Surviving Cancer: One Woman's Story and Her Inspiring Program for Anyone Facing a Cancer Diagnosis


For two weeks, I thought I had stage 4 pancreatic cancer. It was terrible. I had some uncomfortable conversations with my husband. It was just awful.... When they finally told me it was mesothelioma, I actually felt relieved. That was better than the diagnosis we originally thought I had. The whole thing was just a giant roller coaster of emotions.

DARLENE MICCICHE

"Mesothelioma Survivor Driven by Family, Active Lifestyle", Asbestos, January 30, 2018


Although there have been great advances in diagnostic histopathology in the last three decades, there is still no single test that can reliably identify malignant mesothelial cells. The correct classification of pleural malignancy is important to ensure that appropriate treatment is given and, in the case of patients with occupational asbestos exposure, to support claims for industrial compensation.

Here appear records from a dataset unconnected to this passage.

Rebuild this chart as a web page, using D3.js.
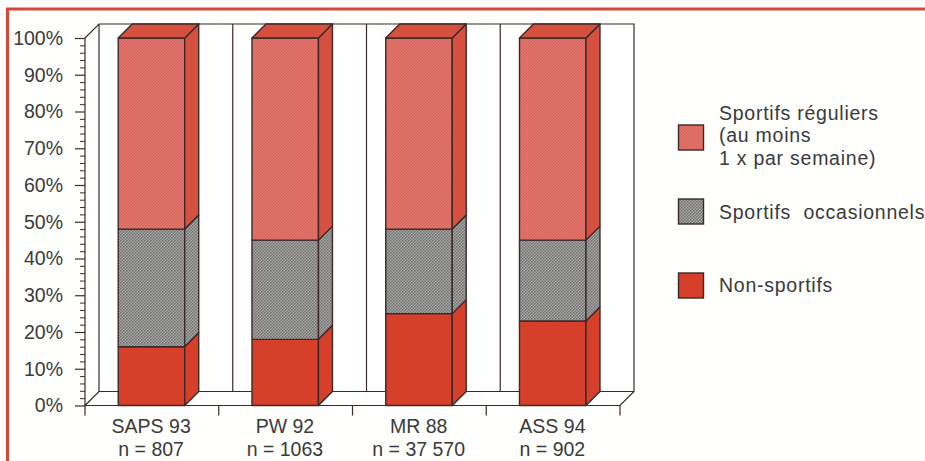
<!DOCTYPE html>
<meta charset="utf-8">
<style>
html, body { margin: 0; padding: 0; background: #fefefc; overflow: hidden; }
text { font-family: 'Liberation Sans', Arial, sans-serif; fill: #3a3a3a; }
.domain { display: none; }
</style>
<body>
<script src="https://d3js.org/d3.v7.min.js"></script>
<script>
const studies = ["SAPS 93", "PW 92", "MR 88", "ASS 94"];
const sampleSizes = ["n = 807", "n = 1063", "n = 37 570", "n = 902"];
const nonSportifs = [16, 18, 25, 23];
const occasionnels = [32, 27, 23, 22];
const reguliers = [52, 55, 52, 55];
const yTicks = [0, 10, 20, 30, 40, 50, 60, 70, 80, 90, 100];
const yMinorTicks = [2, 4, 6, 8, 12, 14, 16, 18, 22, 24, 26, 28, 32, 34, 36, 38, 42, 44, 46, 48,
  52, 54, 56, 58, 62, 64, 66, 68, 72, 74, 76, 78, 82, 84, 86, 88, 92, 94, 96, 98];
const legendItems = [
  { key: "reg", lines: ["Sportifs réguliers", "(au moins", "1 x par semaine)"] },
  { key: "occ", lines: ["Sportifs  occasionnels"] },
  { key: "non", lines: ["Non-sportifs"] }
];

const width = 925, height = 461;
const depth = 14;
const ink = "#3b2a28", frameRed = "#d2493a";
const fontSize = 19.5;

const svg = d3.select("body").append("svg")
  .attr("width", width).attr("height", height)
  .style("display", "block");

// print screens of the original
const defs = svg.append("defs");
const pinkPat = defs.append("pattern").attr("id", "pink")
  .attr("width", 3).attr("height", 3).attr("patternUnits", "userSpaceOnUse");
pinkPat.append("rect").attr("width", 3).attr("height", 3).attr("fill", "#e0736a");
pinkPat.append("path").attr("d", "M0,3L3,0").attr("stroke", "#d65f56").attr("stroke-width", 0.8);
const grayPat = defs.append("pattern").attr("id", "gray")
  .attr("width", 3).attr("height", 3).attr("patternUnits", "userSpaceOnUse");
grayPat.append("rect").attr("width", 3).attr("height", 3).attr("fill", "#a8a8a6");
grayPat.append("rect").attr("width", 1.5).attr("height", 1.5).attr("fill", "#6f6f6f");
grayPat.append("rect").attr("x", 1.5).attr("y", 1.5).attr("width", 1.5).attr("height", 1.5).attr("fill", "#777");

const front = { reg: "url(#pink)", occ: "url(#gray)", non: "#d63f29" };
const side = { reg: "#d6503f", occ: "url(#gray)", non: "#d63f29" };

const y = d3.scaleLinear().domain([0, 100]).range([405.5, 38]);
const x = d3.scaleBand().domain(studies).range([85, 620]);
const barW = x.bandwidth() * 0.497;
const barX = s => x(s) + (x.bandwidth() - barW) / 2 - 0.4;

// frame
svg.append("path")
  .attr("d", `M7.5,${height}V9H${width}`)
  .attr("fill", "none").attr("stroke", frameRed).attr("stroke-width", 3);

// back walls
const x0 = x.range()[0], x1 = x.range()[1], yB = y(0), yT = y(100);
const boundaries = studies.map(s => x(s)).concat([x1]);
const walls = svg.append("g").attr("fill", "none").attr("stroke", ink).attr("stroke-width", 1.2);
walls.append("path").attr("fill", "#fff")
  .attr("d", `M${x0},${yB}V${yT}L${x0 + depth},${yT - depth}H${x1 + depth}V${yB - depth}L${x1},${yB}Z`);
walls.selectAll("line.back").data(boundaries.slice(0, 4)).join("line")
  .attr("class", "back")
  .attr("x1", d => d + depth).attr("x2", d => d + depth)
  .attr("y1", yT - depth).attr("y2", yB - depth);
walls.append("path")
  .attr("d", `M${x0},${yB}L${x0 + depth},${yB - depth}H${x1 + depth}`);
walls.append("path").attr("d", `M${x0},${yB}H${x1}`);

// stacked bars
const stack = d3.stack().keys(["non", "occ", "reg"])(studies.map((s, i) => ({
  study: s, non: nonSportifs[i], occ: occasionnels[i], reg: reguliers[i]
})));

const layers = svg.append("g").selectAll("g").data(stack).join("g")
  .attr("stroke", ink).attr("stroke-width", 1.4).attr("stroke-linejoin", "round");

layers.selectAll("rect").data(d => d.map(v => ({ v, key: d.key }))).join("rect")
  .attr("x", d => barX(d.v.data.study))
  .attr("width", barW)
  .attr("y", d => y(d.v[1]))
  .attr("height", d => y(d.v[0]) - y(d.v[1]))
  .attr("fill", d => front[d.key]);

layers.selectAll("path.side").data(d => d.map(v => ({ v, key: d.key }))).join("path")
  .attr("class", "side")
  .attr("fill", d => side[d.key])
  .attr("d", d => {
    const r = barX(d.v.data.study) + barW;
    return `M${r},${y(d.v[0])}V${y(d.v[1])}L${r + depth},${y(d.v[1]) - depth}V${y(d.v[0]) - depth}Z`;
  });

// lid on top of each bar
svg.append("g").selectAll("path").data(studies).join("path")
  .attr("fill", "#d6503f").attr("stroke", ink).attr("stroke-width", 1.4)
  .attr("stroke-linejoin", "round")
  .attr("d", s => {
    const l = barX(s), r = l + barW;
    return `M${l},${yT}L${l + depth},${yT - depth}H${r + depth}L${r},${yT}Z`;
  });

// y axis
const yMinor = svg.append("g").attr("transform", `translate(${x0},0)`)
  .call(d3.axisLeft(y).tickValues(yMinorTicks).tickSize(5).tickFormat(""));
yMinor.selectAll("line").attr("stroke", ink);

const yAxis = svg.append("g").attr("transform", `translate(${x0},0)`)
  .call(d3.axisLeft(y).tickValues(yTicks).tickSize(10).tickPadding(12).tickFormat(d => d + "%"));
yAxis.selectAll("line").attr("stroke", ink).attr("stroke-width", 1.2);
yAxis.selectAll("text").attr("font-size", fontSize).attr("font-family", "'Liberation Sans', Arial, sans-serif");

// x axis ticks sit between the bars
svg.append("g").selectAll("line").data(boundaries).join("line")
  .attr("x1", d => d).attr("x2", d => d)
  .attr("y1", yB).attr("y2", yB + 10)
  .attr("stroke", ink).attr("stroke-width", 1.2);

const xLabels = svg.append("g").selectAll("text").data(studies).join("text")
  .attr("text-anchor", "middle")
  .attr("font-size", fontSize);
xLabels.append("tspan")
  .attr("x", s => x(s) + x.bandwidth() / 2 - 0.7).attr("y", 433)
  .text(s => s);
xLabels.append("tspan")
  .attr("x", s => x(s) + x.bandwidth() / 2 - 0.7).attr("y", 456)
  .text((s, i) => sampleSizes[i]);

// legend
const legendSwatchY = [125, 199, 273];
const legendTextY = [119.5, 219, 292];
const legend = svg.append("g").selectAll("g").data(legendItems).join("g");
legend.append("rect")
  .attr("x", 678.5).attr("y", (d, i) => legendSwatchY[i])
  .attr("width", 25).attr("height", 25)
  .attr("fill", d => front[d.key])
  .attr("stroke", ink).attr("stroke-width", 1.4);
legend.append("text")
  .attr("font-size", fontSize)
  .attr("letter-spacing", 0.75)
  .style("white-space", "pre")
  .each(function(d, i) {
    d3.select(this).selectAll("tspan").data(d.lines).join("tspan")
      .attr("x", 719)
      .attr("y", (l, j) => legendTextY[i] + j * 22.5)
      .text(l => l);
  });
</script>
</body>
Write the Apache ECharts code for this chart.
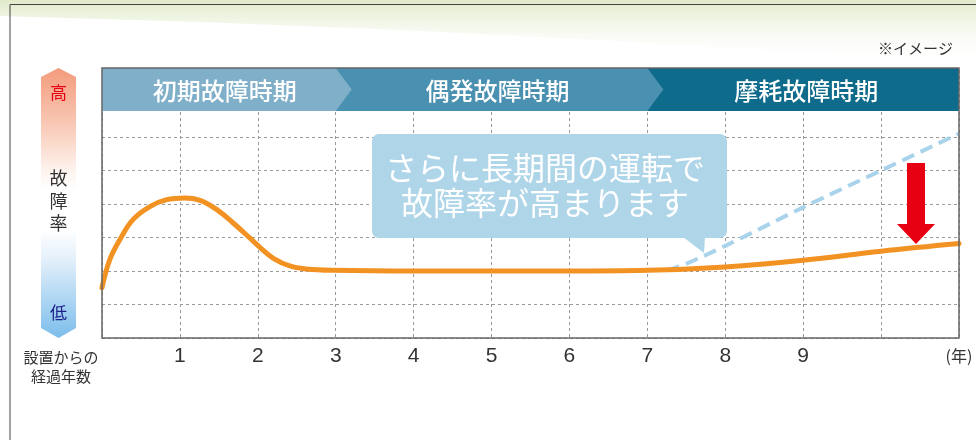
<!DOCTYPE html>
<html><head><meta charset="utf-8">
<script src="https://cdn.jsdelivr.net/npm/echarts@6/dist/echarts.min.js"></script>
<style>html,body{margin:0;padding:0;background:#fff}#c{width:976px;height:440px}</style>
</head><body><div id="c"></div>
<script>
// ---- data ----
const years       = [0, 0.1, 0.23, 0.4, 0.62, 0.83, 1.06, 1.26, 1.47, 1.68, 1.9, 2.03, 2.2, 2.41, 2.62, 2.97, 4, 5, 6, 7, 8, 9, 10, 11];
const failureRate = [1.5, 2.34, 2.94, 3.54, 3.93, 4.13, 4.18, 4.11, 3.84, 3.44, 2.98, 2.70, 2.38, 2.15, 2.06, 2.02, 2.0, 2.0, 2.0, 2.02, 2.12, 2.32, 2.59, 2.82];
const longYears   = [7.25, 7.5, 8, 9, 10, 11];
const longRate    = [2.02, 2.22, 2.75, 3.9, 5.0, 6.1];
const xTickLabels = ['', '1', '2', '3', '4', '5', '6', '7', '8', '9', '', '(年)'];
const phases      = ['初期故障時期', '偶発故障時期', '摩耗故障時期'];
const phaseBounds = [0, 3, 7, 11];
const bubbleText  = 'さらに長期間の運転で\n故障率が高まります';
const yLabelHigh  = '高';
const yLabelMid   = '故障率';
const yLabelLow   = '低';
const xAxisNote   = '設置からの\n経過年数';
const imageNote   = '※イメージ';

const CJK = '"Noto Sans CJK JP", sans-serif';
const chart = echarts.init(document.getElementById('c'), null, {renderer: 'canvas'});

const option = {
  animation: false,
  backgroundColor: '#fff',
  grid: {left: 102, right: 17, top: 70, bottom: 102, show: false},
  xAxis: {
    type: 'value', min: 0, max: 11, interval: 1,
    axisLine: {show: false}, axisTick: {show: false},
    splitLine: {show: true, lineStyle: {color: '#9a9a9a', type: [3, 3], width: 1}},
    axisLabel: {
      show: true, showMinLabel: true, showMaxLabel: true, margin: 8,
      color: '#333', fontSize: 21, fontFamily: '"Liberation Sans", Arial, sans-serif',
      formatter: function (v) {
        const s = xTickLabels[Math.round(v)] || '';
        return s === '(年)' ? '{u|' + s + '}' : s;
      },
      rich: {u: {fontSize: 16, fontFamily: CJK, color: '#333', padding: [2, 0, 0, 0]}}
    }
  },
  yAxis: {
    type: 'value', min: 0, max: 8, interval: 1,
    axisLine: {show: false}, axisTick: {show: false}, axisLabel: {show: false},
    splitLine: {show: true, lineStyle: {color: '#9a9a9a', type: [3, 3], width: 1}}
  },
  series: [
    {
      type: 'line', name: 'long', z: 2,
      data: longYears.map((x, i) => [x, longRate[i]]),
      smooth: 0.3, showSymbol: false,
      lineStyle: {color: '#A9D3EA', width: 4, type: [13, 7]}
    },
    {
      type: 'line', name: 'rate', z: 3,
      data: years.map((x, i) => [x, failureRate[i]]),
      smooth: 0.4, showSymbol: false,
      lineStyle: {color: '#F29223', width: 5, cap: 'round'}
    }
  ]
};
chart.setOption(option);

const px = v => chart.convertToPixel({xAxisIndex: 0}, v);
const py = v => chart.convertToPixel({yAxisIndex: 0}, v);
const xs = phaseBounds.map(px);
const yBottom = py(0);
const bTop = 68, bBot = 111, bMid = (bTop + bBot) / 2, tip = 16;
const bandColors = ['#80AFC9', '#4A90B0', '#0F6B8B'];

const g = [];
// background wash
g.push({type: 'polygon', z: -10, silent: true,
  shape: {points: [[0, 0], [976, 0], [976, 64], [800, 52], [600, 40], [400, 30], [200, 22], [0, 16]]},
  style: {fill: {type: 'linear', x: 0, y: 0, x2: 0, y2: 1, colorStops: [
    {offset: 0, color: 'rgba(222,233,198,0.95)'}, {offset: 1, color: 'rgba(255,255,255,0)'}]}}});
// page border
g.push({type: 'polyline', z: 1, shape: {points: [[10, 440], [10, 4.5], [976, 4.5]]},
  style: {stroke: '#444', lineWidth: 1, fill: null}});
// phase bands
for (let i = 2; i >= 0; i--) {
  const a = xs[i], b = xs[i + 1];
  const pts = i < 2
    ? [[a, bTop], [b, bTop], [b + tip, bMid], [b, bBot], [a, bBot]]
    : [[a, bTop], [b, bTop], [b, bBot], [a, bBot]];
  g.push({type: 'polygon', z: 20 + (2 - i), shape: {points: pts}, style: {fill: bandColors[i]}});
  g.push({type: 'text', z: 30, style: {text: phases[i], x: (a + b) / 2 + (i < 2 ? 6 : 3), y: bMid + 1,
    align: 'center', verticalAlign: 'middle', fill: '#fff', fontSize: 24, fontWeight: 500, fontFamily: CJK}});
}
// plot border
g.push({type: 'rect', z: 31, shape: {x: xs[0], y: bTop, width: xs[3] - xs[0], height: yBottom - bTop},
  style: {fill: null, stroke: '#666', lineWidth: 1.5}});
// left gradient arrow
g.push({type: 'polygon', z: 5,
  shape: {points: [[58.5, 68], [76, 77], [76, 328], [58.5, 338], [41, 328], [41, 77]]},
  style: {fill: {type: 'linear', x: 0, y: 0, x2: 0, y2: 1, colorStops: [
    {offset: 0, color: '#F39B7C'}, {offset: 0.2, color: '#F8C6B2'}, {offset: 0.38, color: '#FEF3EE'},
    {offset: 0.45, color: '#FFFFFF'}, {offset: 0.6, color: '#FFFFFF'}, {offset: 0.7, color: '#E6F1FB'},
    {offset: 1, color: '#7BBDEB'}]}}});
g.push({type: 'text', z: 6, style: {text: yLabelHigh, x: 58.5, y: 93, align: 'center', verticalAlign: 'middle',
  fill: '#E60012', fontSize: 17, fontFamily: CJK}});
g.push({type: 'text', z: 6, style: {text: yLabelMid.split('').join('\n'), x: 58.5, y: 201, align: 'center', verticalAlign: 'middle',
  fill: '#333', fontSize: 18, lineHeight: 22.5, fontFamily: CJK}});
g.push({type: 'text', z: 6, style: {text: yLabelLow, x: 58.5, y: 313, align: 'center', verticalAlign: 'middle',
  fill: '#1D2088', fontSize: 17, fontFamily: CJK}});
g.push({type: 'text', z: 6, style: {text: xAxisNote, x: 61, y: 367, align: 'center', verticalAlign: 'middle',
  fill: '#333', fontSize: 15, lineHeight: 19, fontFamily: CJK}});
g.push({type: 'text', z: 6, style: {text: imageNote, x: 953, y: 48, align: 'right', verticalAlign: 'middle',
  fill: '#333', fontSize: 15, fontFamily: CJK}});
// speech bubble
g.push({type: 'rect', z: 40, shape: {x: 372, y: 134, width: 355, height: 104, r: 7}, style: {fill: '#AFD5E9'}});
g.push({type: 'polygon', z: 40, shape: {points: [[683, 237], [705, 237], [704, 253]]}, style: {fill: '#AFD5E9'}});
g.push({type: 'text', z: 41, style: {text: bubbleText, x: 545, y: 185, align: 'center', verticalAlign: 'middle',
  fill: '#fff', fontSize: 32, lineHeight: 35, fontFamily: CJK}});
// red arrow
g.push({type: 'polygon', z: 42,
  shape: {points: [[907, 163], [925, 163], [925, 224], [935, 224], [916, 244], [897, 224], [907, 224]]},
  style: {fill: '#E60012'}});

chart.setOption({graphic: g});
</script>
</body></html>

KEN O'BYRNE & VALERIE RUSCH

Malignant Pleural Mesothelioma


If you are an individual, fight your mesothelioma like an individual. You are not a statistic.

JIM MCHUTCHISON

"Maine Man Surviving Mesothelioma with Tenacity and Keytruda", Surviving Mesothelioma, September 17, 2016


Some people who live after being diagnosed with Mesothelioma may not have had Mesothelioma. Many physicians feel that if someone lives for more than 5 or 10 years after being diagnosed with Mesothelioma then there was an error in diagnosis. This is an example of how strongly people feel about the fact that Mesothelioma has a terrible outcome, almost universally. There are some cases where Mesothelioma has probably been cured or gone away on its own. There are case reports of this happening, but it is very uncommon if it has occurred at all. It is one of the few diseases that AIDS is better than.

DAVID EGILMAN

live chat transcript, "The Hazards of Asbestos with David Egilman, M.D.", WebMD


I may have been diagnosed with mesothelioma, but I am going to be a survivor of this disease. You can bet on that. Attitude is everything. It's what gets you to the next step as a survivor.

JOANNE D.

"Pleural Mesothelioma Survivors", Pleural Mesothelioma


The very long latency period between exposure and effect and the short median survival time after mesothelioma diagnosis pose methodological issues for conventional case-control and cohort studies of communities. In many modern communities, few people reside in the same location 40 or more years later, so that the studies of survivor populations may greatly underestimate the risk from past exposures. Short survival periods allow a brief window to question the patient about exposures, and next-of-kin may be ignorant of exposures many years ago.

EDWARD A. EMMETT & BRIGID CAKOUROS

"Communities at High Risk in the Third Wave of Mesothelioma", Asbestos and Mesothelioma


Mesothelioma is not like lung cancer, where there is one dominant mass; mesothelioma touches many surfaces, has different thicknesses, and makes it difficult to see whether lymph nodes are involved on the radiographic studies. Clinical staging based on the x-rays and the symptoms in mesothelioma is incredibly difficult. It is really tough for even the experts to say that you have a Stage I or Stage II mesothelioma.